**Goal of the exercise:** Print the lines starting at the line containing "Reproduce this chart with matplotlib." and ending at the line containing "ax.yaxis.set_label_coords(-0.144, 0.575)", exactly and in full, without the pictures.

**Dataset:**
———
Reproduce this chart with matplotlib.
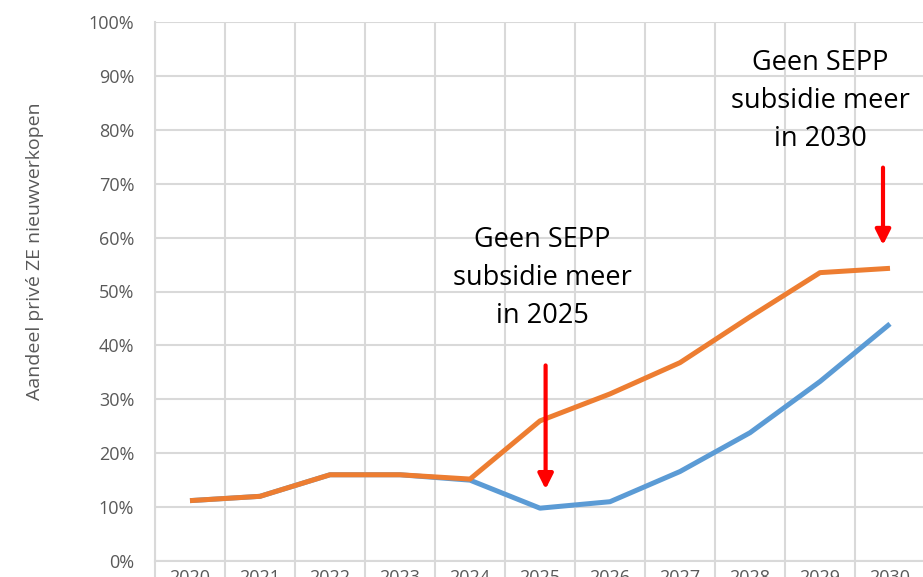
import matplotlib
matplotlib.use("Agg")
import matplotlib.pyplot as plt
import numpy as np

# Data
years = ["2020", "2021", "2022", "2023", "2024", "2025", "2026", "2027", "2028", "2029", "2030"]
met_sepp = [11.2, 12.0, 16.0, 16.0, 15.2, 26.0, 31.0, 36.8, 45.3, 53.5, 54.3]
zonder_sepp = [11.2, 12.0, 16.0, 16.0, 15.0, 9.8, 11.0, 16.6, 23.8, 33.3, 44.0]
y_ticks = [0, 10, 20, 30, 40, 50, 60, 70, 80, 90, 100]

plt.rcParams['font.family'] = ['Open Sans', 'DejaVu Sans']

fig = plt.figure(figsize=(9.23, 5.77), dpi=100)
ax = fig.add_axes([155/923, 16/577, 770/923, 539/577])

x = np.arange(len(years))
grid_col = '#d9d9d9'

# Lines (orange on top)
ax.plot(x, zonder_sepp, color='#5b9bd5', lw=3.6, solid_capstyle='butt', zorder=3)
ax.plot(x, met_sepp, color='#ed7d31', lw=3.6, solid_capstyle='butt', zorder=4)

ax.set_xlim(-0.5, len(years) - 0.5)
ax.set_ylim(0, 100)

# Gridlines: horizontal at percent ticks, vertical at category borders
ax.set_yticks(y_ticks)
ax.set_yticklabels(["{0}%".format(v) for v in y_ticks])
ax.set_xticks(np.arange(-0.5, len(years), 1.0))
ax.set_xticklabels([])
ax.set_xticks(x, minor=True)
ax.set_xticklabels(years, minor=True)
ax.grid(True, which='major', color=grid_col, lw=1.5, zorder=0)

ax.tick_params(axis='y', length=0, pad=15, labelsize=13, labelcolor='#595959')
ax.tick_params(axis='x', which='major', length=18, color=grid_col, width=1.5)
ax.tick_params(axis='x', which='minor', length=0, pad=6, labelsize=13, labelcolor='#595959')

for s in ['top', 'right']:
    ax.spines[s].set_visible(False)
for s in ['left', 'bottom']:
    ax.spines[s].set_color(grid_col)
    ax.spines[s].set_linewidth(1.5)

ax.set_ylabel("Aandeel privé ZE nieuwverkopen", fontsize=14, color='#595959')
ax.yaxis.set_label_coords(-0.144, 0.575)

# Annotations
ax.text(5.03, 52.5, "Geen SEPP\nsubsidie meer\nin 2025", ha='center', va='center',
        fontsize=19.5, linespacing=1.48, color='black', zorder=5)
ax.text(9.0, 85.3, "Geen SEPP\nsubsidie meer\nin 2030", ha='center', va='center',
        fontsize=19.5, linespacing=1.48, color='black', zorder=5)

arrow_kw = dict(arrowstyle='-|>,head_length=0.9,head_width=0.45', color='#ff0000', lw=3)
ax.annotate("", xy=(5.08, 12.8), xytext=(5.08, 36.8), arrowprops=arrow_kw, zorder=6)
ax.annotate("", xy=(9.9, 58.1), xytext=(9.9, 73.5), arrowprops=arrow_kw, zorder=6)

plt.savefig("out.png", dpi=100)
———
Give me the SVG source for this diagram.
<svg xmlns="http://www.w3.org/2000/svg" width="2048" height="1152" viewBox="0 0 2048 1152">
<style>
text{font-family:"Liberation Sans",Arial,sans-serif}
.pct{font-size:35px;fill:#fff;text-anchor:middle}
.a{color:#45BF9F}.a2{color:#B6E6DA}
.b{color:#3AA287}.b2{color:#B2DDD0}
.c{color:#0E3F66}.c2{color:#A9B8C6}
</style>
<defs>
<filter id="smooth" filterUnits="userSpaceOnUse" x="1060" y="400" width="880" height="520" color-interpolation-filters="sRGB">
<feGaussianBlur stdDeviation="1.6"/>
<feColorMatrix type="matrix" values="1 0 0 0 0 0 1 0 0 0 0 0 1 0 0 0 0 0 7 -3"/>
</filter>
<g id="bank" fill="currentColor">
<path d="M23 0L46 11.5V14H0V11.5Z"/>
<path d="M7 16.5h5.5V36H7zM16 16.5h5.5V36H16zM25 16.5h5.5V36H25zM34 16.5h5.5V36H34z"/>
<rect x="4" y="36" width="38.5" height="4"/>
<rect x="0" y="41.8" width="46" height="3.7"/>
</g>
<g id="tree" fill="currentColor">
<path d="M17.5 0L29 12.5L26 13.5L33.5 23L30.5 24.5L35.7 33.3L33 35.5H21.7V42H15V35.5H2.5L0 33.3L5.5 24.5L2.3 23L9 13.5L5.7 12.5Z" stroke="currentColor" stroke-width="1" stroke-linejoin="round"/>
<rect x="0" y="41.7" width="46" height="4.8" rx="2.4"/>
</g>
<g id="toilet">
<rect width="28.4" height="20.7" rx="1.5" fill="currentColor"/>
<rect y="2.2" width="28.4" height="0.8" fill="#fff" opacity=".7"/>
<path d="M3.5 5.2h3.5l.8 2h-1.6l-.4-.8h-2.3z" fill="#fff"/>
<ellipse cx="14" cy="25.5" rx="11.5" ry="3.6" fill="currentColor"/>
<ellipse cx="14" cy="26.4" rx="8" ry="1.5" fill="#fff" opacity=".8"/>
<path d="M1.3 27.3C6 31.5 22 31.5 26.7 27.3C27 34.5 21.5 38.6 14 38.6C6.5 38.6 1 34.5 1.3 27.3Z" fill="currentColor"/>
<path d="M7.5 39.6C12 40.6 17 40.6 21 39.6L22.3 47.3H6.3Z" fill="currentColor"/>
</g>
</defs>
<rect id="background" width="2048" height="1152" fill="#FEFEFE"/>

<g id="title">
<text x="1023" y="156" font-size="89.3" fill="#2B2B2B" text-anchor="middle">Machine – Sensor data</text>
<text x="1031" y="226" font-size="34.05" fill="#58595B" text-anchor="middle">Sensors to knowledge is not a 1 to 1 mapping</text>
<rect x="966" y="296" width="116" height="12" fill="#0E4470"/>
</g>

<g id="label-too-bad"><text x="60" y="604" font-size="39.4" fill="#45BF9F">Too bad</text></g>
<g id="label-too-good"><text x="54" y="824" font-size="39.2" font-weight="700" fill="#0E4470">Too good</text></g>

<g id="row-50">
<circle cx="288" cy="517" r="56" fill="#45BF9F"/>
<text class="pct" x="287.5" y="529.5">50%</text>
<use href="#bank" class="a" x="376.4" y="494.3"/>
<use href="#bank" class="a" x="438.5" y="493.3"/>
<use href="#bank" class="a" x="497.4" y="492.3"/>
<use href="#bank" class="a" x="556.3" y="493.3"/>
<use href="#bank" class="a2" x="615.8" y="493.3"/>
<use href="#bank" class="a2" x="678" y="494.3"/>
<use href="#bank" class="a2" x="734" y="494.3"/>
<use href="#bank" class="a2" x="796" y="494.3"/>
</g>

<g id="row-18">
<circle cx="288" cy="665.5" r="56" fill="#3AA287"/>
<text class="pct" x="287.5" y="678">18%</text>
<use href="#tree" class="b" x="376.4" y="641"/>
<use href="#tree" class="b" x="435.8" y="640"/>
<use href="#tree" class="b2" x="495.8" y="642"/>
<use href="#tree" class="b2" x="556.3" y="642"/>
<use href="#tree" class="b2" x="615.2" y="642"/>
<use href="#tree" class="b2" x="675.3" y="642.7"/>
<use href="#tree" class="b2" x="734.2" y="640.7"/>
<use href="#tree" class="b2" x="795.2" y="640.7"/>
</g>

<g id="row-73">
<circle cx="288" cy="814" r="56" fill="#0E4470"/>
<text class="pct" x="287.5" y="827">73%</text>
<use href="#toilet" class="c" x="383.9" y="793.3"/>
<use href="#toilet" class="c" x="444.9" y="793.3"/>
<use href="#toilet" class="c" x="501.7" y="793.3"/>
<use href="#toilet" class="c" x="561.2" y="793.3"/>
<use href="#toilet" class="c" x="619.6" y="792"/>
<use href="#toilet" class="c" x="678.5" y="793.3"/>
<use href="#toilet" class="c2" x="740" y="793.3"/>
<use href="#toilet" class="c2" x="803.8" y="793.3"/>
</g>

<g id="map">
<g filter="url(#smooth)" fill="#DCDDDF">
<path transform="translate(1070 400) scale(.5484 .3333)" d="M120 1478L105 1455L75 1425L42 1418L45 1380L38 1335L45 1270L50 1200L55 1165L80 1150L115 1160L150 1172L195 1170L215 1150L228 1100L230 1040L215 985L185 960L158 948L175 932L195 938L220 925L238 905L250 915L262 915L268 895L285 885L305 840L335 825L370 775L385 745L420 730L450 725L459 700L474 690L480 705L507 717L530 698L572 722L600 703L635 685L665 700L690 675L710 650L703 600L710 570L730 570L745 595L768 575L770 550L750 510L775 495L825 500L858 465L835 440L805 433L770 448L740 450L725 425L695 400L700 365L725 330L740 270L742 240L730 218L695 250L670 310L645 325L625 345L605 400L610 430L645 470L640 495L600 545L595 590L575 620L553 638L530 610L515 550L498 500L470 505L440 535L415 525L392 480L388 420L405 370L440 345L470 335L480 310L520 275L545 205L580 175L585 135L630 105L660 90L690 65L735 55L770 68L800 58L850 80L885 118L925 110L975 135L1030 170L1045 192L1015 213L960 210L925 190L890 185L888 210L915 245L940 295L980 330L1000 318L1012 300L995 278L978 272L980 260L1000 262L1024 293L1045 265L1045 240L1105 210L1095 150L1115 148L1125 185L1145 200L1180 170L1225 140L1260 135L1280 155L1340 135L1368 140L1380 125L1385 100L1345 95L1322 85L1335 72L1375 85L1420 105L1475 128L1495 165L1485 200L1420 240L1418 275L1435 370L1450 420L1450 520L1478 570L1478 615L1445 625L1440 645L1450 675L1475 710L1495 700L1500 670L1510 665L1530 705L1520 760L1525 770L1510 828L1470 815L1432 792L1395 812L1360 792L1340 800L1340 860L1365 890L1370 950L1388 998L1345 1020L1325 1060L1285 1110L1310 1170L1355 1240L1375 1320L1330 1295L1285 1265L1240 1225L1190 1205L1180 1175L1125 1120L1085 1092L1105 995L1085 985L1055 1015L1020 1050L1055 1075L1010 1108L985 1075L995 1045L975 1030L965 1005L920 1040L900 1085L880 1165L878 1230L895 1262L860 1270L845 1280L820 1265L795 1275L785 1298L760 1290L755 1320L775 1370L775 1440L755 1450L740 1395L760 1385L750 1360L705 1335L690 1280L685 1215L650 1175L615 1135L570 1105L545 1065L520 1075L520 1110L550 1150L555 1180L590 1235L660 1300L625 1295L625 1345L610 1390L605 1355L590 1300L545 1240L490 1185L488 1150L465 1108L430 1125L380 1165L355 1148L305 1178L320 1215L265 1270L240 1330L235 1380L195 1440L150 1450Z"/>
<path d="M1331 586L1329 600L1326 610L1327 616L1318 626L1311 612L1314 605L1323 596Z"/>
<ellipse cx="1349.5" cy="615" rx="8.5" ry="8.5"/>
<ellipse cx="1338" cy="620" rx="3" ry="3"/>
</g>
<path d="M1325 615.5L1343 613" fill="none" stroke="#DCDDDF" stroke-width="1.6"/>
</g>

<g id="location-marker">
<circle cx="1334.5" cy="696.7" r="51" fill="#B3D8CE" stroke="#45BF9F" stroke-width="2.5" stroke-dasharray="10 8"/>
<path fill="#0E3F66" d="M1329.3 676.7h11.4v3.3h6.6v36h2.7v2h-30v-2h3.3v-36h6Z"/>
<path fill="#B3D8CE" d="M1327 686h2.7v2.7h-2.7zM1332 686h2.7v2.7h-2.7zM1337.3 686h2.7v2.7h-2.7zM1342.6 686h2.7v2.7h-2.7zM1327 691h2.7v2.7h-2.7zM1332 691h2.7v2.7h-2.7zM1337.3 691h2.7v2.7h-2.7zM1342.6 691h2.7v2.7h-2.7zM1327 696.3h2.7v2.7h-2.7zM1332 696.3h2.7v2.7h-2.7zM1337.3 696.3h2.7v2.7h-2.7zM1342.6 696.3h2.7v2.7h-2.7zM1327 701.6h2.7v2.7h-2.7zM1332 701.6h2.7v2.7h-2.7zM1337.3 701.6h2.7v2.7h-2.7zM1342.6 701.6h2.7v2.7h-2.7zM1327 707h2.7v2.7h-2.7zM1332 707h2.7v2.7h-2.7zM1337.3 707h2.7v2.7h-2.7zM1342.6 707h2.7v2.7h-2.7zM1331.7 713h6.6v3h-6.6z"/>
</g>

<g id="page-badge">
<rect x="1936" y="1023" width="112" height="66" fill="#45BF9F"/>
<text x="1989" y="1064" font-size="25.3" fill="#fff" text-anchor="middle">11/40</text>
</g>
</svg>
———
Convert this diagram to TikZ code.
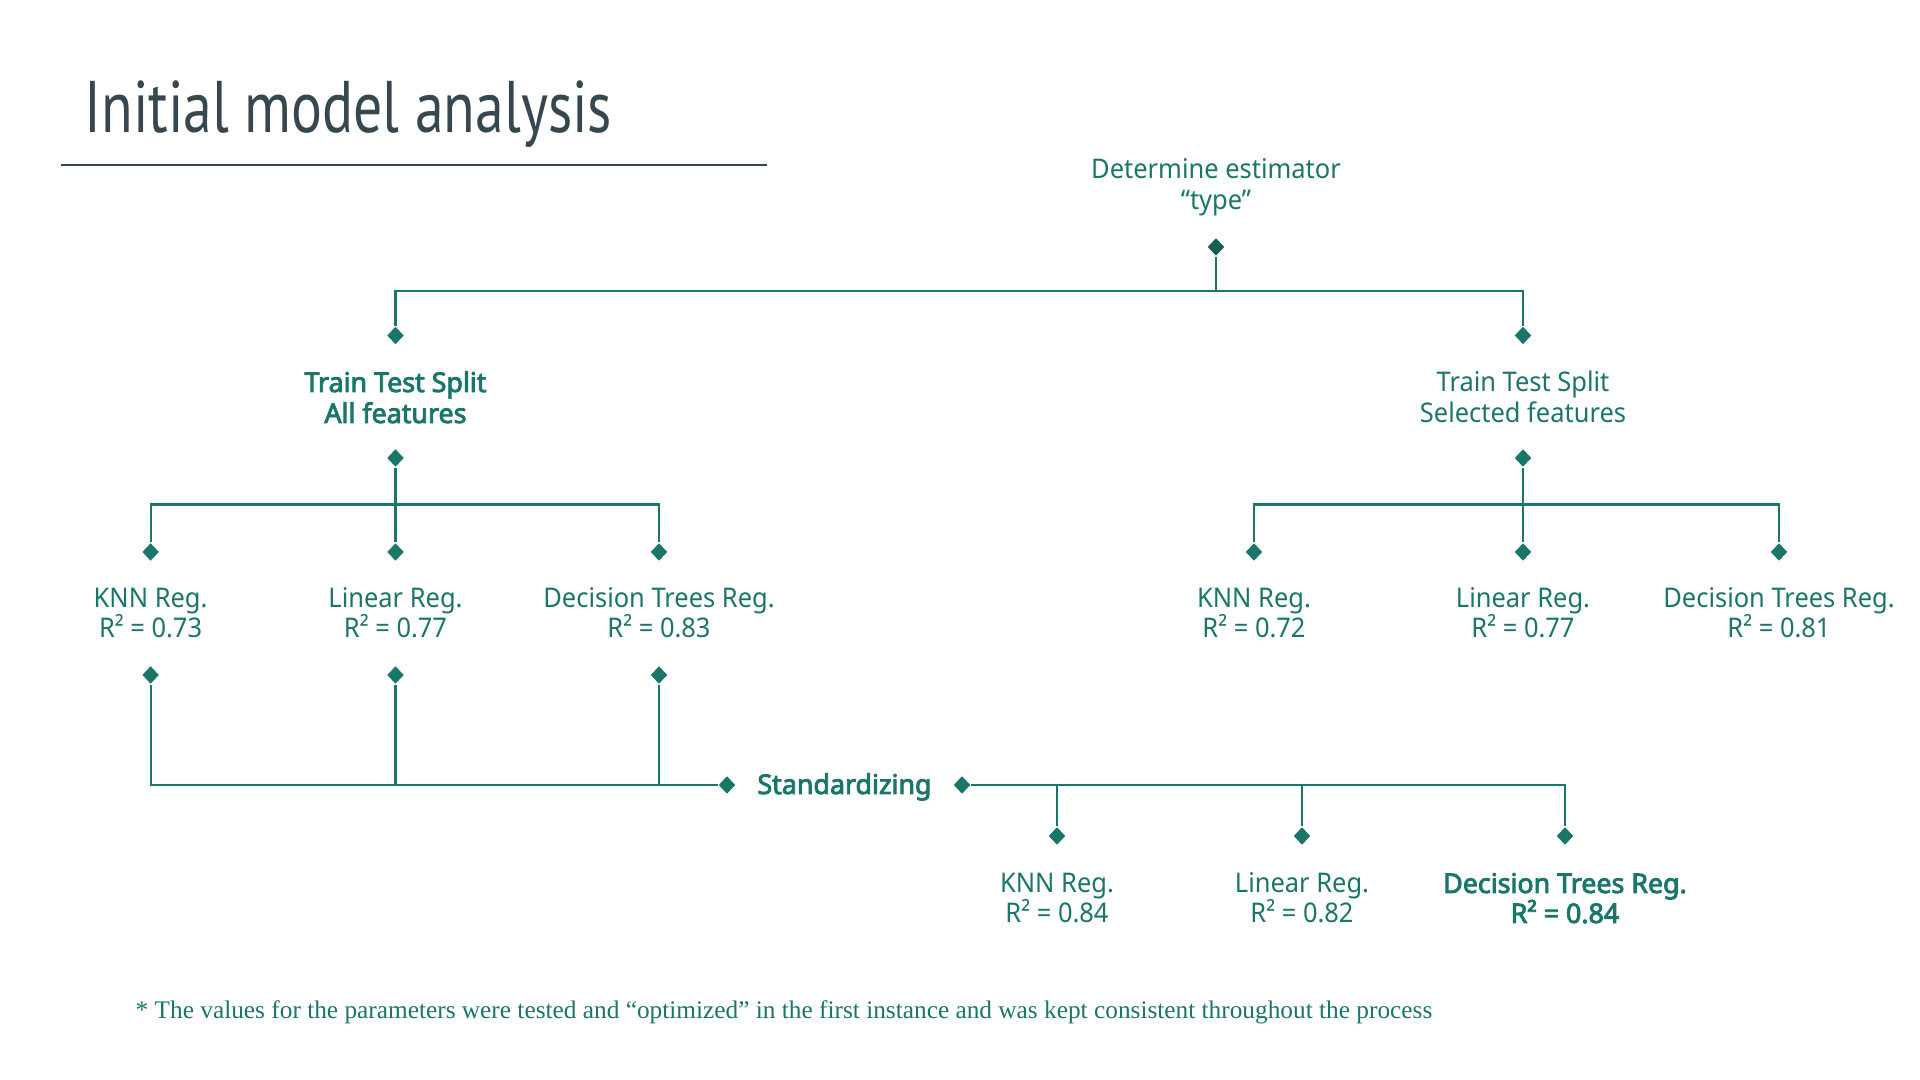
———
**Result:**
Reproduce this chart with matplotlib.
import matplotlib
matplotlib.use("Agg")
import matplotlib.pyplot as plt
import numpy as np

# Data
years = ["2020", "2021", "2022", "2023", "2024", "2025", "2026", "2027", "2028", "2029", "2030"]
met_sepp = [11.2, 12.0, 16.0, 16.0, 15.2, 26.0, 31.0, 36.8, 45.3, 53.5, 54.3]
zonder_sepp = [11.2, 12.0, 16.0, 16.0, 15.0, 9.8, 11.0, 16.6, 23.8, 33.3, 44.0]
y_ticks = [0, 10, 20, 30, 40, 50, 60, 70, 80, 90, 100]

plt.rcParams['font.family'] = ['Open Sans', 'DejaVu Sans']

fig = plt.figure(figsize=(9.23, 5.77), dpi=100)
ax = fig.add_axes([155/923, 16/577, 770/923, 539/577])

x = np.arange(len(years))
grid_col = '#d9d9d9'

# Lines (orange on top)
ax.plot(x, zonder_sepp, color='#5b9bd5', lw=3.6, solid_capstyle='butt', zorder=3)
ax.plot(x, met_sepp, color='#ed7d31', lw=3.6, solid_capstyle='butt', zorder=4)

ax.set_xlim(-0.5, len(years) - 0.5)
ax.set_ylim(0, 100)

# Gridlines: horizontal at percent ticks, vertical at category borders
ax.set_yticks(y_ticks)
ax.set_yticklabels(["{0}%".format(v) for v in y_ticks])
ax.set_xticks(np.arange(-0.5, len(years), 1.0))
ax.set_xticklabels([])
ax.set_xticks(x, minor=True)
ax.set_xticklabels(years, minor=True)
ax.grid(True, which='major', color=grid_col, lw=1.5, zorder=0)

ax.tick_params(axis='y', length=0, pad=15, labelsize=13, labelcolor='#595959')
ax.tick_params(axis='x', which='major', length=18, color=grid_col, width=1.5)
ax.tick_params(axis='x', which='minor', length=0, pad=6, labelsize=13, labelcolor='#595959')

for s in ['top', 'right']:
    ax.spines[s].set_visible(False)
for s in ['left', 'bottom']:
    ax.spines[s].set_color(grid_col)
    ax.spines[s].set_linewidth(1.5)

ax.set_ylabel("Aandeel privé ZE nieuwverkopen", fontsize=14, color='#595959')
ax.yaxis.set_label_coords(-0.144, 0.575)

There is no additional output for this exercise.